Ciertamente Père Badiou no tiene nada de ubuesco en sus modales. “Curiosamente,
los jocosos, los que señalan el fin de la filosofía, escenifican una tragedia
por la cual la palidez y el catastrofismo vuelven al pensamiento estúpidamente
imposible, mientras los que ‘tienen ser’ se entretienen derribando la
maquinaria de la risa antiplatónica que tanto ha sumido a la filosofía en su
melodrama final” (Ibíd.). La reinvención de Badiou es la reactualización de
la invención de los griegos, la interrupción del poema con el matema. Para eso
se necesita una nueva “aptitud subjetiva” o la elaboración de un nuevo sujeto acorde
al comunismo platónico enfrentado al autoritarismo opinológico
conversacional-consensual llamado democracia. El comunismo inoperante, que
aparecía como inviable a los ojos de Glaucón en La República o teoría sin
práctica, apraxia, a los de Abraham.
Contra
la “pereza intelectual” que arenga contra toda filosofía sistemática, esta
rehabilitación de la filosofía que no es condición de sí misma sino de sus
condiciones –amor, política, poema… y que son también su “deseo”-, viene a
mostrarse como un renacimiento de la filosofía por lo menos como filosofía de
Badiou. ¿Cómo será “posible” la nueva antigua filosofía, el
platonismo, fuera de la glosa explícita o no del estilo epigonal, es decir
escapando a un nuevo escolasticismo, badiuísmo pongámosle? ¿Será sólo operante
en obediencia clara o encubierta a un nuevo gran sistema que todo lo acoge sin
trastabillar y que apenas puede propiciar pastores evangelistas, comentaristas
ortodoxos o reformistas y heresiarcas? Son preguntas que puedo hacer como que
saco de la boca del idiota cuando deja de reír impunemente. Lanzándolas a la
pluma del sofista.

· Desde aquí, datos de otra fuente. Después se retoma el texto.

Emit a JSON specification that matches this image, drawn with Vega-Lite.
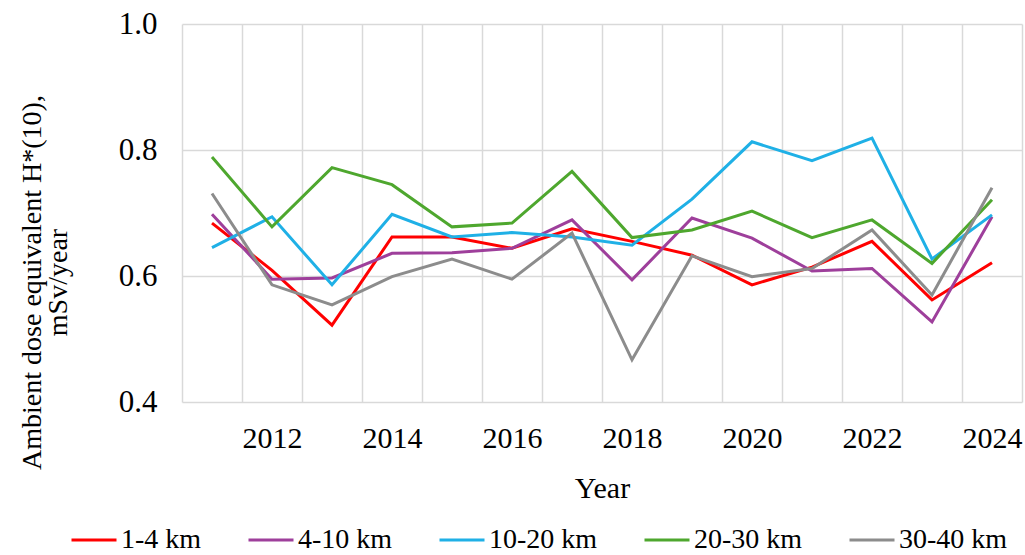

No sé por qué me pregunto si no habrá “sofistas” que a la
manera de Pierre Menard se dediquen a cultivar en su jardín o peor a comerciar
y expandir, aquellas ideas que son las opuestas a las que secretamente
profesan, también a la manera, quién sabe, de aquellos que en algún momento se
pasaban a la dominación-opresión con las excusas de exacerbar las
contradicciones que acelerarían la historia.